Charley started out wanting to play baseball and pitched for the Memphis Red Sox of the Negro American League. Baseball eventually led him to a semi-pro team in, of all places, Helena, MT. Charley lived in Helena for several years, and in fact, it was his baseball coach who found out he could sing and put him onstage before every game.
Charley moved his family (three kids by then) to Great Falls when his singing career took off so he could be closer to an airport. He got really good airplay in Great Falls by KMON Radio’s manager Al Donohue. The rest of us in Montana wanted to keep up so we always followed Donohue. KXLO played Charley Pride before his big break, too.

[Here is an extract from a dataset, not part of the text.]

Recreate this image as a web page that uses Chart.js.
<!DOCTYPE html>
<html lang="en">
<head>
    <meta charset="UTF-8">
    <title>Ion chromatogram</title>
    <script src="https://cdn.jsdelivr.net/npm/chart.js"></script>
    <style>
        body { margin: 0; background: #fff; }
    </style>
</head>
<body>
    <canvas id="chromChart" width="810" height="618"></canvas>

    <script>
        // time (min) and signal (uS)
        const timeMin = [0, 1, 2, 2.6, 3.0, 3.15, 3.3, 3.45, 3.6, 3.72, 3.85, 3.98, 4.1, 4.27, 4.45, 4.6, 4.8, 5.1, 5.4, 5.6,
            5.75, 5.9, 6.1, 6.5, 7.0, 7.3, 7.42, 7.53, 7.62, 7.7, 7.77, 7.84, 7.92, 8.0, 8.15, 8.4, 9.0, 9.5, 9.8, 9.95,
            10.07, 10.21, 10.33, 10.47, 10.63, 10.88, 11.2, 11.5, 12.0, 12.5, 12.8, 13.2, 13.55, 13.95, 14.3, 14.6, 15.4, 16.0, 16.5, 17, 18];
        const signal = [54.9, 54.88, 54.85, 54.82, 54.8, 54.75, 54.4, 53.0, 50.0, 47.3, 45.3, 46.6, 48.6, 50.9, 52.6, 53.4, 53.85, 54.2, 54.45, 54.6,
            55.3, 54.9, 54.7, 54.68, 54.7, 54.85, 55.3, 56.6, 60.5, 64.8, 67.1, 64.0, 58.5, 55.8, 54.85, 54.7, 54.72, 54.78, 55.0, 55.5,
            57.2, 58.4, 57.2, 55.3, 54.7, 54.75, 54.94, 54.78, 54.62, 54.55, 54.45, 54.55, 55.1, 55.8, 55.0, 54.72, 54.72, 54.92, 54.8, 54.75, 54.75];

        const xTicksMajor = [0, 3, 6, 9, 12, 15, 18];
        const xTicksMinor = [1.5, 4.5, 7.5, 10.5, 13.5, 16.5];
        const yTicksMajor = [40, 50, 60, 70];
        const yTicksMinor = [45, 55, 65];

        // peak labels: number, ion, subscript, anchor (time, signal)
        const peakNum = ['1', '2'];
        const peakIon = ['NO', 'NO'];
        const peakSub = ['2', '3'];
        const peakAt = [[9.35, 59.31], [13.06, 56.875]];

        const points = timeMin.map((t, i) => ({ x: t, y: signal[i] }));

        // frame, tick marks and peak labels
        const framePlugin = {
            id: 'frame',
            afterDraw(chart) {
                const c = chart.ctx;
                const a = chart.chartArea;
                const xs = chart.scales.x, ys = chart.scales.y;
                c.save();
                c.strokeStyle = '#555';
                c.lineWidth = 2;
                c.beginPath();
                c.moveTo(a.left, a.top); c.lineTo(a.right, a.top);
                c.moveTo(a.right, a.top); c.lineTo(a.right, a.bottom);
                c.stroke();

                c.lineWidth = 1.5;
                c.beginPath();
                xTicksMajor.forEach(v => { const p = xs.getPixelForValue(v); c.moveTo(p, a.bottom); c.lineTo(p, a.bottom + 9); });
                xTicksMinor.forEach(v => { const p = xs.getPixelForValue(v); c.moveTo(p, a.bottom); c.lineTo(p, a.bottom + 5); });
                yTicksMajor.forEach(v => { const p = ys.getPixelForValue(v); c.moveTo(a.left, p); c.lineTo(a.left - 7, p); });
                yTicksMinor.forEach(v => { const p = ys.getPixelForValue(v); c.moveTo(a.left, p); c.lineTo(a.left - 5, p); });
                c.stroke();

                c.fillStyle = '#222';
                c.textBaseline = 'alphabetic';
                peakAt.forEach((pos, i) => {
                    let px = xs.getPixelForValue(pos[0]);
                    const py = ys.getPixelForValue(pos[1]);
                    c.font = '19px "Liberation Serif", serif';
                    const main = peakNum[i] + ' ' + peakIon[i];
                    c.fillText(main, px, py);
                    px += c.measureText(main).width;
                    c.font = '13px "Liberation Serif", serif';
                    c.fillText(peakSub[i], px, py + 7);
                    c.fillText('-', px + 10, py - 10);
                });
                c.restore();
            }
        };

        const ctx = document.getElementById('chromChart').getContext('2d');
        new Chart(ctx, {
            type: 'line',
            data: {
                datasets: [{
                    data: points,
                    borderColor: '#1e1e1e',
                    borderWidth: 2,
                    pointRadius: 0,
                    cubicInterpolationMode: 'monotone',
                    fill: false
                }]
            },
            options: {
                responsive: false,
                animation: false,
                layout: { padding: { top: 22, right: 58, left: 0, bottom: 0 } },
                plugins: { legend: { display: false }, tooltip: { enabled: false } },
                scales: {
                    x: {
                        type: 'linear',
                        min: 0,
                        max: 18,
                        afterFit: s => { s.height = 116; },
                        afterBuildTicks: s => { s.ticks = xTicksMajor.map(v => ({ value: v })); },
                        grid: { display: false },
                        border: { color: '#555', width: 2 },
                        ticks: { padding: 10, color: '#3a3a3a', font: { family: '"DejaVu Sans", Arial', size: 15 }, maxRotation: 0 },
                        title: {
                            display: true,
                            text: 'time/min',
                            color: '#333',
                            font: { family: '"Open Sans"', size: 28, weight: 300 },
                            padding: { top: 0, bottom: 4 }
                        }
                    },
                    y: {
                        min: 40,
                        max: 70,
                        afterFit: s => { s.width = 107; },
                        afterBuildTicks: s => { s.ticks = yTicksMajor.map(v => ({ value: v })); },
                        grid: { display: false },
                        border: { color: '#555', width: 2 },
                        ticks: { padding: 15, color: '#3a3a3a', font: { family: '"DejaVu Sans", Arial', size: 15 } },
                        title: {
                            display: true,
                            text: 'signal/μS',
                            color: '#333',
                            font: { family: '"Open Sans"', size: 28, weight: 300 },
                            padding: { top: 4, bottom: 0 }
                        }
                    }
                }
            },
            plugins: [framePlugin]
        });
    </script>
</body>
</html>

From 1968 to 1973, I did stints as a DJ at a 1000-watt station in Lewistown, Montana. My years at KXLO coincided with Charley’s rise on the charts. At that time, country singers still visited with the DJ’s who played their music, sometimes driving around the country for two or three days to hit as many stations as possible. The Prides were about to move to Texas when Charley graced a bunch of us with a trip around Montana. I believe that was sometime in 1969.
I had signed off my mid-morning shift and was just returning from lunch when he arrived, so the afternoon DJ got to interview him. When I walked into the station, I asked our middle-age receptionist Frieda, “Who’s here in the big car?”
She said, “Charley Pride, the black one.”
I said, “Oh, shoot, Bill gets him on-air. Did he talk to you?”
“He shook my hand,” she said, wrinkling her nose. “It was sort of … clammy.”
Charley came out of the studio in a few minutes. I was still leaning on the front counter.
“Heyyyy,” he said. “You must be Goldee.”
“Yes,” I said, “and I’m so glad to meet you!”
We chatted for a few happy minutes, then he said he had to get back on the road.
He stuck out his hand, but I said, “Can I kiss you on your cheek?”
I got a big bear hug.
Frieda wrinkled her damn nose again.